**TASK DETAILS**
Output the material below unchanged, apart from leaving out the pictures.
==================================================
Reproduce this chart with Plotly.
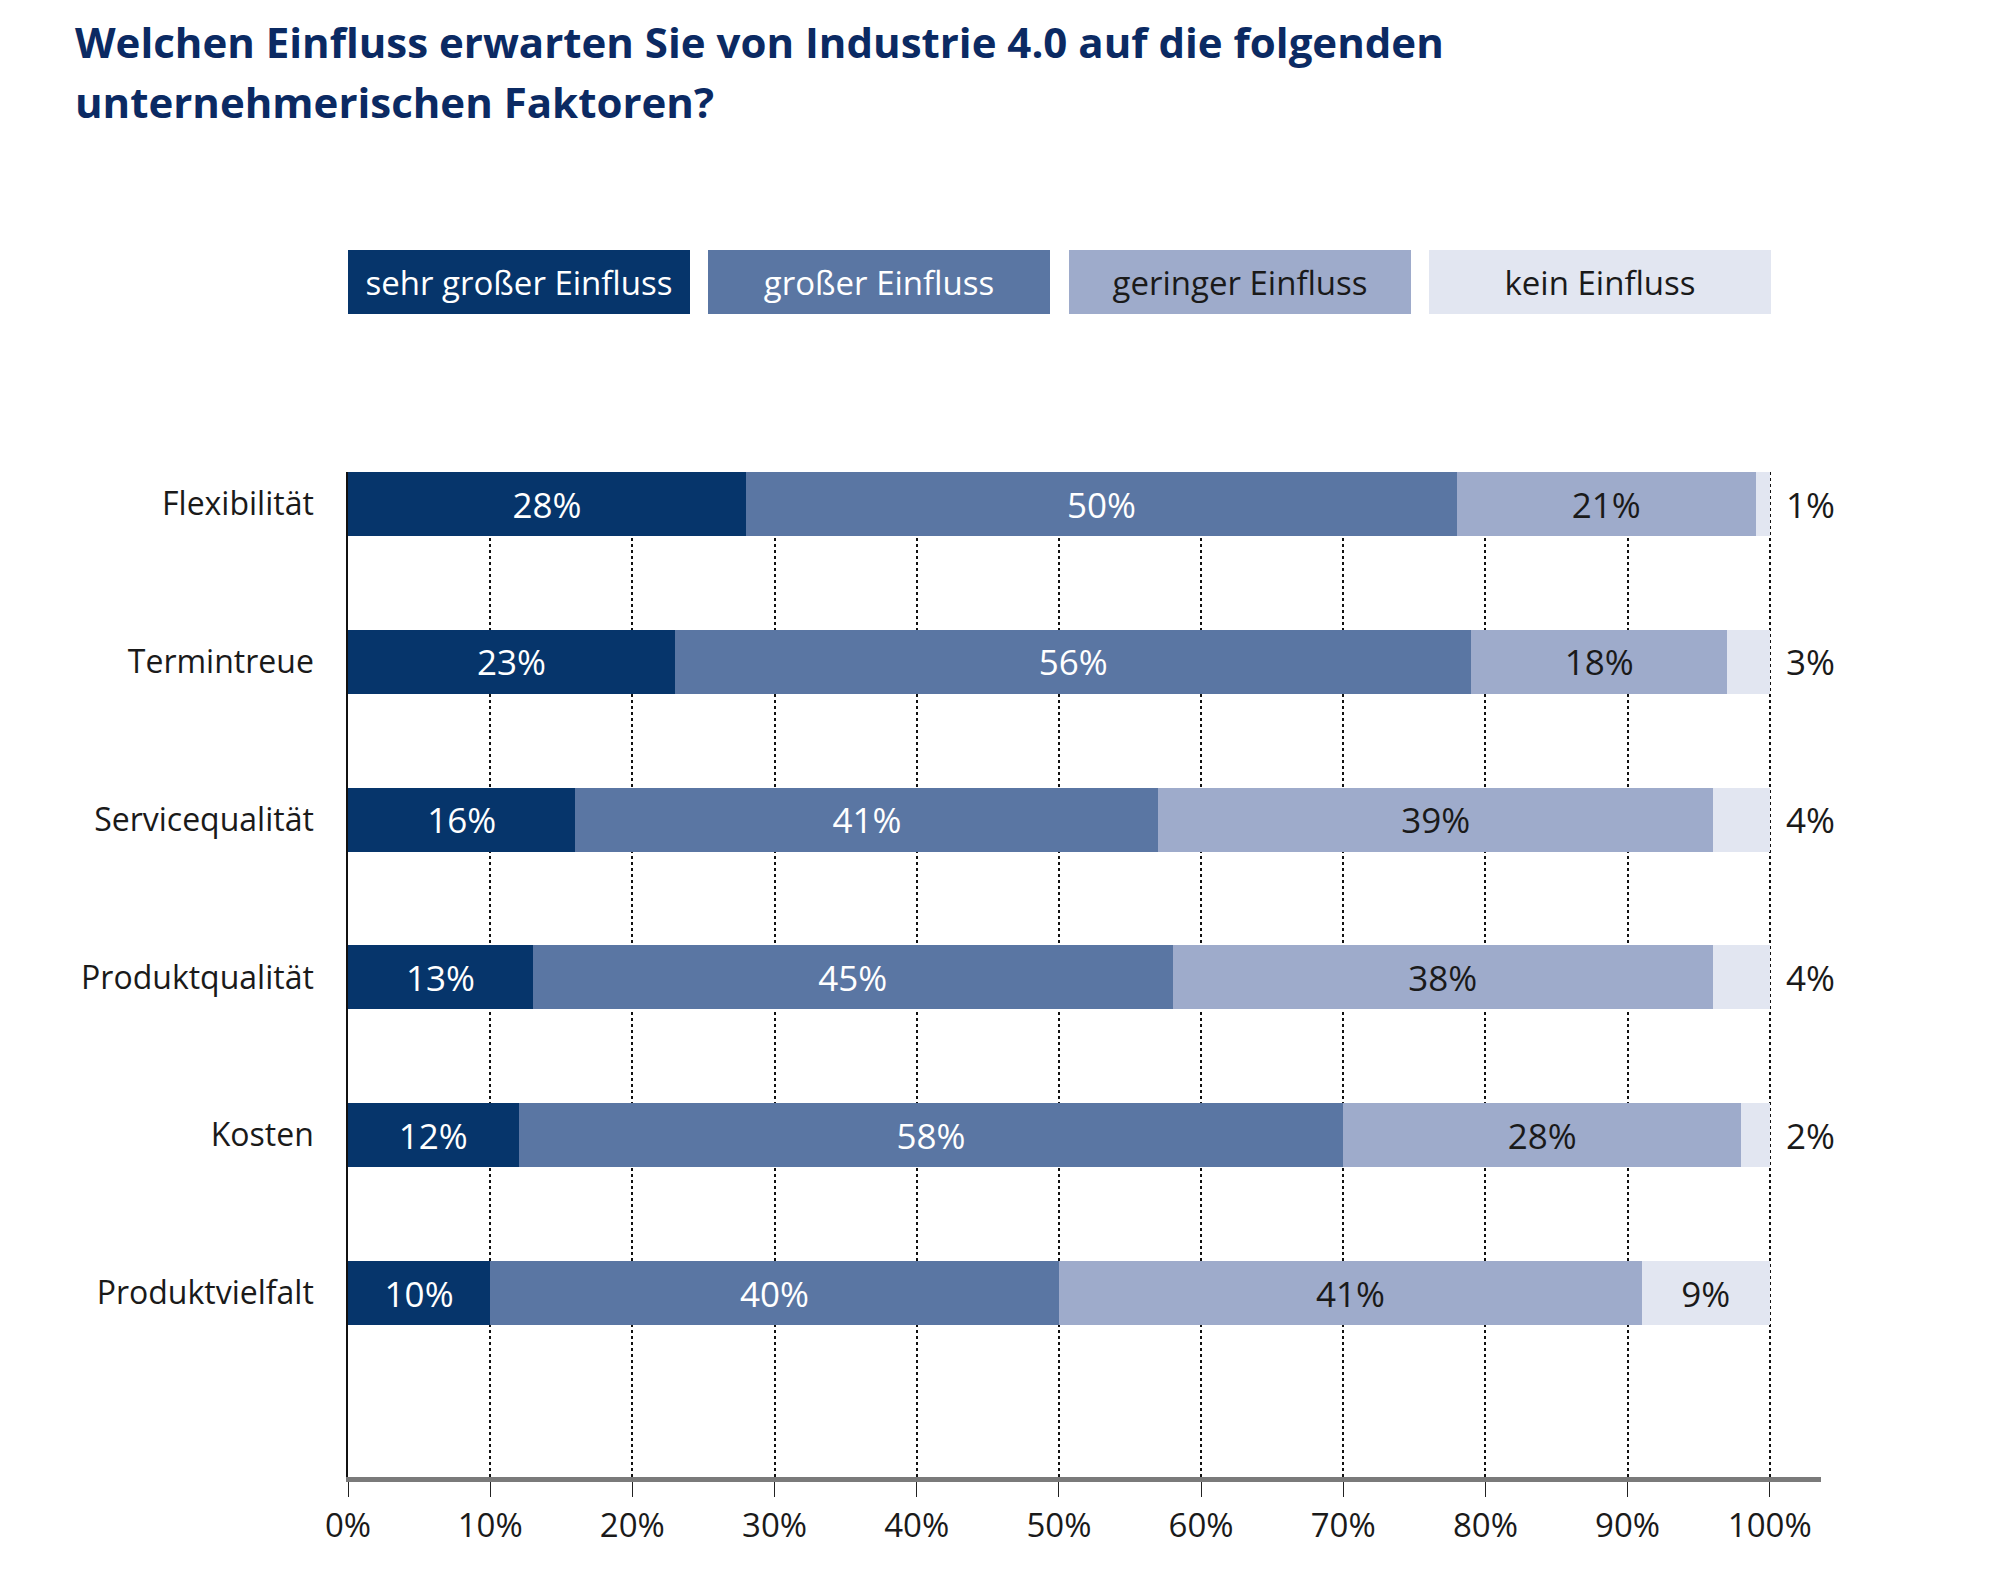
import plotly.graph_objects as go

categories = ["Flexibilität", "Termintreue", "Servicequalität", "Produktqualität", "Kosten", "Produktvielfalt"]
series_names = ["sehr großer Einfluss", "großer Einfluss", "geringer Einfluss", "kein Einfluss"]
sehr_gross = [28, 23, 16, 13, 12, 10]
gross = [50, 56, 41, 45, 58, 40]
gering = [21, 18, 39, 38, 28, 41]
kein = [1, 3, 4, 4, 2, 9]
tick_vals = [0, 10, 20, 30, 40, 50, 60, 70, 80, 90, 100]
tick_labels = ["0%", "10%", "20%", "30%", "40%", "50%", "60%", "70%", "80%", "90%", "100%"]
title_lines = ["Welchen Einfluss erwarten Sie von Industrie 4.0 auf die folgenden",
               "unternehmerischen Faktoren?"]

colors = ["#06356b", "#5a76a3", "#9eabcb", "#e2e6f1"]
text_colors = ["white", "white", "#1a1a1a", "#1a1a1a"]
FONT = "Open Sans"

W, H = 2000, 1592
L, R, T, B = 348, 179, 472, 115
pw, ph = W - L - R, H - T - B

fig = go.Figure()
all_series = [sehr_gross, gross, gering, kein]
for i, (name, vals) in enumerate(zip(series_names, all_series)):
    if i == 3:
        txt = [f"{v}%" if v >= 8 else "" for v in vals]
    else:
        txt = [f"{v}%" for v in vals]
    fig.add_trace(go.Bar(
        y=categories, x=vals, name=name, orientation="h",
        marker=dict(color=colors[i], line=dict(width=0)),
        width=0.406,
        text=txt,
        textposition="inside",
        insidetextanchor="middle",
        constraintext="none",
        cliponaxis=False,
        insidetextfont=dict(family=FONT, size=35, color=text_colors[i]),
        showlegend=False,
    ))

# small "kein Einfluss" values shown to the right of the bar
for j, cat in enumerate(categories):
    v = kein[j]
    if v < 8:
        total = sehr_gross[j] + gross[j] + gering[j] + kein[j]
        fig.add_annotation(
            x=total, y=cat, xref="x", yref="y", xanchor="left", yanchor="middle",
            xshift=14, text=f"{v}%", showarrow=False,
            font=dict(family=FONT, size=35, color="#1a1a1a"),
        )

# legend boxes as annotations
box_centers = [519, 879, 1240, 1600]
for i, name in enumerate(series_names):
    fig.add_annotation(
        xref="paper", yref="paper",
        x=(box_centers[i] - L) / pw, y=(H - B - 282) / ph,
        xanchor="center", yanchor="middle",
        text=name, showarrow=False,
        width=342, height=64, bgcolor=colors[i], borderpad=0, borderwidth=0,
        font=dict(family=FONT, size=33, color=text_colors[i]),
        align="center", valign="middle",
    )

# title (two lines)
for k, (line, yc) in enumerate(zip(title_lines, [42, 102])):
    fig.add_annotation(
        xref="paper", yref="paper",
        x=(73 - L) / pw, y=(H - B - yc) / ph,
        xanchor="left", yanchor="middle", align="left",
        text=line, showarrow=False,
        font=dict(family=FONT, size=42, color="#0b2a63", weight="bold"),
    )

fig.update_layout(
    width=W, height=H,
    margin=dict(l=L, r=R, t=T, b=B, autoexpand=False),
    barmode="stack",
    plot_bgcolor="white", paper_bgcolor="white",
    font=dict(family=FONT, color="#1a1a1a"),
)
fig.update_xaxes(
    range=[0, 103.6], tickvals=tick_vals, ticktext=tick_labels,
    showgrid=True, gridcolor="#111111", griddash="dot", gridwidth=1.8,
    zeroline=False, showline=True, linecolor="#7a7a7a", linewidth=5,
    ticks="outside", ticklen=15, tickcolor="#222222", tickwidth=1,
    tickfont=dict(family=FONT, size=33, color="#1a1a1a"),
)
fig.update_yaxes(
    range=[6.166, -0.203], showgrid=False, zeroline=False,
    showline=True, linecolor="#111111", linewidth=1.5,
    ticks="", ticklabelstandoff=26,
    tickfont=dict(family=FONT, size=32, color="#1a1a1a"),
)

fig.write_html("out.html")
==================================================
**PROBLEM SOLUTION**
Reproduce this chart with Plotly.
import plotly.graph_objects as go

categories = ["Flexibilität", "Termintreue", "Servicequalität", "Produktqualität", "Kosten", "Produktvielfalt"]
series_names = ["sehr großer Einfluss", "großer Einfluss", "geringer Einfluss", "kein Einfluss"]
sehr_gross = [28, 23, 16, 13, 12, 10]
gross = [50, 56, 41, 45, 58, 40]
gering = [21, 18, 39, 38, 28, 41]
kein = [1, 3, 4, 4, 2, 9]
tick_vals = [0, 10, 20, 30, 40, 50, 60, 70, 80, 90, 100]
tick_labels = ["0%", "10%", "20%", "30%", "40%", "50%", "60%", "70%", "80%", "90%", "100%"]
title_lines = ["Welchen Einfluss erwarten Sie von Industrie 4.0 auf die folgenden",
               "unternehmerischen Faktoren?"]

colors = ["#06356b", "#5a76a3", "#9eabcb", "#e2e6f1"]
text_colors = ["white", "white", "#1a1a1a", "#1a1a1a"]
FONT = "Open Sans"

W, H = 2000, 1592
L, R, T, B = 348, 179, 472, 115
pw, ph = W - L - R, H - T - B

fig = go.Figure()
all_series = [sehr_gross, gross, gering, kein]
for i, (name, vals) in enumerate(zip(series_names, all_series)):
    if i == 3:
        txt = [f"{v}%" if v >= 8 else "" for v in vals]
    else:
        txt = [f"{v}%" for v in vals]
    fig.add_trace(go.Bar(
        y=categories, x=vals, name=name, orientation="h",
        marker=dict(color=colors[i], line=dict(width=0)),
        width=0.406,
        text=txt,
        textposition="inside",
        insidetextanchor="middle",
        constraintext="none",
        cliponaxis=False,
        insidetextfont=dict(family=FONT, size=35, color=text_colors[i]),
        showlegend=False,
    ))

# small "kein Einfluss" values shown to the right of the bar
for j, cat in enumerate(categories):
    v = kein[j]
    if v < 8:
        total = sehr_gross[j] + gross[j] + gering[j] + kein[j]
        fig.add_annotation(
            x=total, y=cat, xref="x", yref="y", xanchor="left", yanchor="middle",
            xshift=14, text=f"{v}%", showarrow=False,
            font=dict(family=FONT, size=35, color="#1a1a1a"),
        )

# legend boxes as annotations
box_centers = [519, 879, 1240, 1600]
for i, name in enumerate(series_names):
    fig.add_annotation(
        xref="paper", yref="paper",
        x=(box_centers[i] - L) / pw, y=(H - B - 282) / ph,
        xanchor="center", yanchor="middle",
        text=name, showarrow=False,
        width=342, height=64, bgcolor=colors[i], borderpad=0, borderwidth=0,
        font=dict(family=FONT, size=33, color=text_colors[i]),
        align="center", valign="middle",
    )

# title (two lines)
for k, (line, yc) in enumerate(zip(title_lines, [42, 102])):
    fig.add_annotation(
        xref="paper", yref="paper",
        x=(73 - L) / pw, y=(H - B - yc) / ph,
        xanchor="left", yanchor="middle", align="left",
        text=line, showarrow=False,
        font=dict(family=FONT, size=42, color="#0b2a63", weight="bold"),
    )

fig.update_layout(
    width=W, height=H,
    margin=dict(l=L, r=R, t=T, b=B, autoexpand=False),
    barmode="stack",
    plot_bgcolor="white", paper_bgcolor="white",
    font=dict(family=FONT, color="#1a1a1a"),
)
fig.update_xaxes(
    range=[0, 103.6], tickvals=tick_vals, ticktext=tick_labels,
    showgrid=True, gridcolor="#111111", griddash="dot", gridwidth=1.8,
    zeroline=False, showline=True, linecolor="#7a7a7a", linewidth=5,
    ticks="outside", ticklen=15, tickcolor="#222222", tickwidth=1,
    tickfont=dict(family=FONT, size=33, color="#1a1a1a"),
)
fig.update_yaxes(
    range=[6.166, -0.203], showgrid=False, zeroline=False,
    showline=True, linecolor="#111111", linewidth=1.5,
    ticks="", ticklabelstandoff=26,
    tickfont=dict(family=FONT, size=32, color="#1a1a1a"),
)

fig.write_html("out.html")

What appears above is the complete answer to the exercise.